Сознавая сложность этого процесса духовного возрождения, К. предостерегает от возможности появления собственного, белорусского мессианизма – “как бы найденные формы новой белорусской жизни не стали для нас самих великой тюрьмой и издевательством”. В этом плане наибольшую опасность представляет характерная и для Востока, и для Запада застывшая “форма жизни” – уклад, нормативная нерушимая модель социального и духовного бытия, сложившаяся в результате человеческой деятельности. Первооснова ее силы – в любви человека к плодам своего творения, в желании им вечного существования и, с другой стороны, в “корысти”, т.е. выгодности формы. К. артикулирует факт приобретения формой тем большей нормативности, чем слабее развита духовность народа, хотя признает принципиальную необходимость формы – в ней заключена сущность материальной жизни. Однако, по К., следует стремиться искать формы, приспособленные к изменчивости жизни, эластичные, текучие. Истинная основа жизни, по К., – свободное творчество, пример которому можно найти в искусстве, которое “не имеет своего канона, не имеет утвержденных путей, образцов”. К. дифференцирует понятия субъекта индивидуальной (человек) и социальной (народ, нация) деятельности: если отдельный человек может найти личное спасение в художественном творчестве, то в общественной жизни массы идут к социальному творчеству всегда только через политический переворот и революцию. Согласно К., это не лучший путь для народа, но единственно возможный в условиях, когда народ лишен свободы творчества и возможности развивать национальную культуру. Вместе с тем К. подчеркивает, что творчество масс основано на творчестве единиц, и революция без индивидуального творчества – лишь великая беспросветная смута, пример чему – Россия. Гарантировать возможность общественного творчества можно только в случае отсутствия чужого принуждения, для чего, соответственно, необходима политическая независимость.

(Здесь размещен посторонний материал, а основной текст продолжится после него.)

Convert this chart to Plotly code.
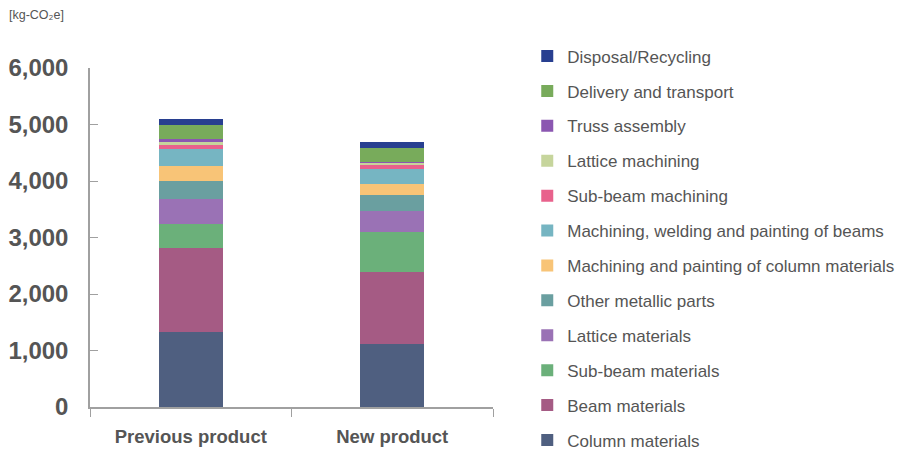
import plotly.graph_objects as go

categories = ["Previous product", "New product"]
series_names = [
    "Column materials",
    "Beam materials",
    "Sub-beam materials",
    "Lattice materials",
    "Other metallic parts",
    "Machining and painting of column materials",
    "Machining, welding and painting of beams",
    "Sub-beam machining",
    "Lattice machining",
    "Truss assembly",
    "Delivery and transport",
    "Disposal/Recycling",
]
previous_values = [1330, 1490, 415, 455, 310, 265, 295, 85, 45, 45, 260, 105]
new_values = [1120, 1265, 710, 370, 280, 195, 280, 76, 30, 12, 255, 100]
colors = [
    "#4f5f80", "#a55b84", "#6bb07a", "#9a72b5", "#6a9fa0", "#f8c477",
    "#76b5c2", "#e8628c", "#c6d59c", "#8b57b1", "#78ab5b", "#283f90",
]
y_ticks = [0, 1000, 2000, 3000, 4000, 5000, 6000]
y_tick_labels = ["0", "1,000", "2,000", "3,000", "4,000", "5,000", "6,000"]

FONT = "Liberation Sans, Arial, sans-serif"

fig = go.Figure()
n = len(series_names)
for i, name in enumerate(series_names):
    fig.add_trace(go.Bar(
        x=categories,
        y=[previous_values[i], new_values[i]],
        name=name,
        marker=dict(color=colors[i], line=dict(width=0)),
        width=0.32,
        legendgroup=name,
        legendrank=n - i,
    ))

fig.update_layout(
    barmode="stack",
    width=909, height=451,
    margin=dict(l=90, r=416, t=68, b=44, autoexpand=False),
    paper_bgcolor="white",
    plot_bgcolor="white",
    font=dict(family=FONT, color="#555555"),
    showlegend=True,
    legend=dict(
        traceorder="grouped",
        tracegroupgap=9.8,
        font=dict(size=17, color="#555555", family=FONT),
        x=1.085, xanchor="left",
        y=1.087, yanchor="top",
        bgcolor="rgba(0,0,0,0)",
        itemclick=False,
        maxheight=1,
    ),
    xaxis=dict(
        showline=True, linecolor="#a0a0a0", linewidth=1.5,
        ticks="outside", tickson="boundaries", ticklen=8, tickcolor="#a0a0a0",
        tickfont=dict(size=18.5, color="#555555", family=FONT, weight="bold"),
        showgrid=False,
        ticklabelstandoff=12,
        automargin=False,
    ),
    yaxis=dict(
        range=[0, 6000],
        tickvals=y_ticks, ticktext=y_tick_labels,
        showline=True, linecolor="#a0a0a0", linewidth=1.5,
        ticks="inside", ticklen=8, tickcolor="#a0a0a0",
        tickfont=dict(size=24, color="#555555", family=FONT, weight="bold"),
        showgrid=False, zeroline=False,
        ticklabelstandoff=15,
        automargin=False,
    ),
    annotations=[dict(
        text="[kg-CO₂e]", xref="paper", yref="paper",
        x=-0.207, y=1.155, xanchor="left", yanchor="middle",
        showarrow=False, font=dict(size=12.5, color="#555555", family=FONT),
    )],
)

fig.write_html(
    "out.html",
    config={"displayModeBar": False},
    post_script="document.body.style.margin='0';document.body.style.overflow='hidden';",
)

В качестве оптимального варианта человеческого общежития и условия для возможности реального творчества К. предлагает кооперацию – “единственное общественное явление, которое без принуждения объединяет своих членов и не декларирует принуждения для других”. В кооперации К. импонирует отсутствие “готовых рецептов улучшения жизни”, какого-либо идеала, т.е. застывшей формы. Лозунг кооперации, по К., – “Твори.
Создавая – разрушаем”. Тем самым, согласно К., свободное творчество человека становится единственным идеалом для всего будущего общества.